• **Exercise objective**: Line by line, reproduce exactly the beginning of the listing below, ending with the line that contains "import plotly.graph_objects as go" and adding nothing.

• **Data provided**:
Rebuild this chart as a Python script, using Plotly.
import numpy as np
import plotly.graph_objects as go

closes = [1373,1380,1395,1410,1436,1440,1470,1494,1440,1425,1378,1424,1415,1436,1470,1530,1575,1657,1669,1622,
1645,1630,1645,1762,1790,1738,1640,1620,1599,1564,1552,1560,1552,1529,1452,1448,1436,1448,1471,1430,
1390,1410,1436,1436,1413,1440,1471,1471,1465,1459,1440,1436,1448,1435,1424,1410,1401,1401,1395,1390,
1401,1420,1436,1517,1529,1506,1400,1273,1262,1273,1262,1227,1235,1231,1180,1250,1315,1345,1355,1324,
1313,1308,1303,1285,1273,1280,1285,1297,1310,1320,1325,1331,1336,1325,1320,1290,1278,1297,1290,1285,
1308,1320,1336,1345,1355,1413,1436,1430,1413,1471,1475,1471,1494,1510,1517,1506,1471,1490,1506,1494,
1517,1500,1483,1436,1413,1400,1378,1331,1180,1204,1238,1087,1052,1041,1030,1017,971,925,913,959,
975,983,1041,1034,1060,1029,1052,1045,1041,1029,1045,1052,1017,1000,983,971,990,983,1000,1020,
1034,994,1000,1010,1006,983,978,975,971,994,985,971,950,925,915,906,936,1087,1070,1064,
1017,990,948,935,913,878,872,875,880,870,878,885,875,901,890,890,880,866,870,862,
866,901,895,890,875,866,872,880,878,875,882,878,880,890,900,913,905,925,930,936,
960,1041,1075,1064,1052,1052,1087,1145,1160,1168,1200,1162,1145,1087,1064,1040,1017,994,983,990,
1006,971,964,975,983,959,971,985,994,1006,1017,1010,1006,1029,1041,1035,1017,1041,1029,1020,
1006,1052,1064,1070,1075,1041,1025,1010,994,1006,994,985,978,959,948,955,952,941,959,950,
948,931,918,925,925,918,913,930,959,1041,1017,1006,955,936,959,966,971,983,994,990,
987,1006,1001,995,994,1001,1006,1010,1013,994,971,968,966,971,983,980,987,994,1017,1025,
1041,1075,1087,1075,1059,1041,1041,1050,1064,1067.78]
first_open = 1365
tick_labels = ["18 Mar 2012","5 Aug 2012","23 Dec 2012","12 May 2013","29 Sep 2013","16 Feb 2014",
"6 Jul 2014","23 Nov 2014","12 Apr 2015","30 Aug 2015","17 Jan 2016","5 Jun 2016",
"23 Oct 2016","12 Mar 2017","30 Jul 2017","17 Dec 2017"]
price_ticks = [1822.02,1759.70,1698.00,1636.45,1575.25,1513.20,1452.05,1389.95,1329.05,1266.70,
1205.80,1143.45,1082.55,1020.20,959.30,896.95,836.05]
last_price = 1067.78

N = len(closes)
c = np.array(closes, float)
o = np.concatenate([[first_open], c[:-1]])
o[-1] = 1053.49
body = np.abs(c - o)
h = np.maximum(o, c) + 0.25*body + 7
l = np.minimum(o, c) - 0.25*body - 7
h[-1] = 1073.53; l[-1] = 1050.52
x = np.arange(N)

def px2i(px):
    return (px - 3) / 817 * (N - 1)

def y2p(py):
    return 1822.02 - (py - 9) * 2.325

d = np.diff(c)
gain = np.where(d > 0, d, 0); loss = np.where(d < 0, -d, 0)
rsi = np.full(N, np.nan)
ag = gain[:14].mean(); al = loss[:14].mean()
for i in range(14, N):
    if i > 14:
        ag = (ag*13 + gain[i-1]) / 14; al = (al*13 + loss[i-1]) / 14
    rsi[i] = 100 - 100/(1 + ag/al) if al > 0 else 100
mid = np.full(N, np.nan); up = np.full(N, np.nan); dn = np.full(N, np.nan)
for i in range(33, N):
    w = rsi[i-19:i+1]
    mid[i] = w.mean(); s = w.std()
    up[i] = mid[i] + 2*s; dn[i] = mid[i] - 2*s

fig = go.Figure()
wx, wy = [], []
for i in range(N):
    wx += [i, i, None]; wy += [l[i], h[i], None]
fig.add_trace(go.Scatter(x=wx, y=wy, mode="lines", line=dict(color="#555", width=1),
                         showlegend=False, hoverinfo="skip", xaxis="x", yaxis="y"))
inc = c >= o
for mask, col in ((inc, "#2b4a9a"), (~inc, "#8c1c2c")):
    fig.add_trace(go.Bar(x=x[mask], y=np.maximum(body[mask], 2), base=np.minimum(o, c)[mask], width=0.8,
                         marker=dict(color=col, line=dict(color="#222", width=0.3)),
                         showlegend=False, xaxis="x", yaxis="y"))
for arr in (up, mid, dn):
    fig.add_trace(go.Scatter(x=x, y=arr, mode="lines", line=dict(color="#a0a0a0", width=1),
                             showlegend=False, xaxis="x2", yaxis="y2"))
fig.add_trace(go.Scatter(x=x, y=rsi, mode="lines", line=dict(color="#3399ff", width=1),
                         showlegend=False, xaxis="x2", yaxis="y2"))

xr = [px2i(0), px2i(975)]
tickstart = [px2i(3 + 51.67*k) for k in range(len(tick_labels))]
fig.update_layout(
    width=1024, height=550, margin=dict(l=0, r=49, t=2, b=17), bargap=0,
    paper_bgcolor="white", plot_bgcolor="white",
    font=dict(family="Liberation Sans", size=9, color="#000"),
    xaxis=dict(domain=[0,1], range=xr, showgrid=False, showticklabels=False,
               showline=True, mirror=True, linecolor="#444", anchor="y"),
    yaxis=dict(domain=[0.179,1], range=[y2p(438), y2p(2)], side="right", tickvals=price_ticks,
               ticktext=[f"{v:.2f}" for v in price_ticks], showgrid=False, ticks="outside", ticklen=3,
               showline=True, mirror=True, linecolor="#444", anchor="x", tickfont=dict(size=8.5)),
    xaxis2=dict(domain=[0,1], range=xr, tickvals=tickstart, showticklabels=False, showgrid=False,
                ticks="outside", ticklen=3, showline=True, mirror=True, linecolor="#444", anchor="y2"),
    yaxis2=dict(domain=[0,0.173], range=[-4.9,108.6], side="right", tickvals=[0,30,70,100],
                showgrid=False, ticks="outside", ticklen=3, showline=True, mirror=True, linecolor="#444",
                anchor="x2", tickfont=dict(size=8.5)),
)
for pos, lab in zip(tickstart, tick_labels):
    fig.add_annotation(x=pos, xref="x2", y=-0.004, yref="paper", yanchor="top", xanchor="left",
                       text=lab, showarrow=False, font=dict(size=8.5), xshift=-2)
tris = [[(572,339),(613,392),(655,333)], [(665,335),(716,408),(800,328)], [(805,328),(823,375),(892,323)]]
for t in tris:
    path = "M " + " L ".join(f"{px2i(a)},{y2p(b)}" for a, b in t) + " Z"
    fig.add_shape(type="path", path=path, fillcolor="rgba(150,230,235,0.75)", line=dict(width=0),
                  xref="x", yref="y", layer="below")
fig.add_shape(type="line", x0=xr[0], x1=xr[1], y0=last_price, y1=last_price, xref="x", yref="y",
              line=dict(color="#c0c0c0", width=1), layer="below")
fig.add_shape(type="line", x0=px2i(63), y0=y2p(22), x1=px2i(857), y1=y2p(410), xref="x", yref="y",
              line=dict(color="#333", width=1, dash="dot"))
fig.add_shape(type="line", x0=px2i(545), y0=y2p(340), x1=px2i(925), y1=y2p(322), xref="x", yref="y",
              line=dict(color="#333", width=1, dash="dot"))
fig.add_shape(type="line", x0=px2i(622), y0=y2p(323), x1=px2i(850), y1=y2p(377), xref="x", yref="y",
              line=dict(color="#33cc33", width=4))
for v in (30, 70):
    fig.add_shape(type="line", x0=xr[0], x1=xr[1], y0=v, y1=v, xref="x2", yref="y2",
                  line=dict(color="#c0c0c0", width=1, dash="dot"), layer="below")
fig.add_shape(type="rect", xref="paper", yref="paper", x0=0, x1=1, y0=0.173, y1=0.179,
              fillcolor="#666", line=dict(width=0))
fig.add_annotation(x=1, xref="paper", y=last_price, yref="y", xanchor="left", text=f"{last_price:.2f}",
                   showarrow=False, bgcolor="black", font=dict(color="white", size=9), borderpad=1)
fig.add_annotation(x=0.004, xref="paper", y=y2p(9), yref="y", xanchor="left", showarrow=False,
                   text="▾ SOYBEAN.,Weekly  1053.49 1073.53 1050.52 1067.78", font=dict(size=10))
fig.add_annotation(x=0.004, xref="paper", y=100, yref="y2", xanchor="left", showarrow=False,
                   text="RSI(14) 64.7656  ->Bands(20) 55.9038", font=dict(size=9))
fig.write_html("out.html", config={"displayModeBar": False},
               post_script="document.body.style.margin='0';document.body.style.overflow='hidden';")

• **Right answer**:
Rebuild this chart as a Python script, using Plotly.
import numpy as np
import plotly.graph_objects as go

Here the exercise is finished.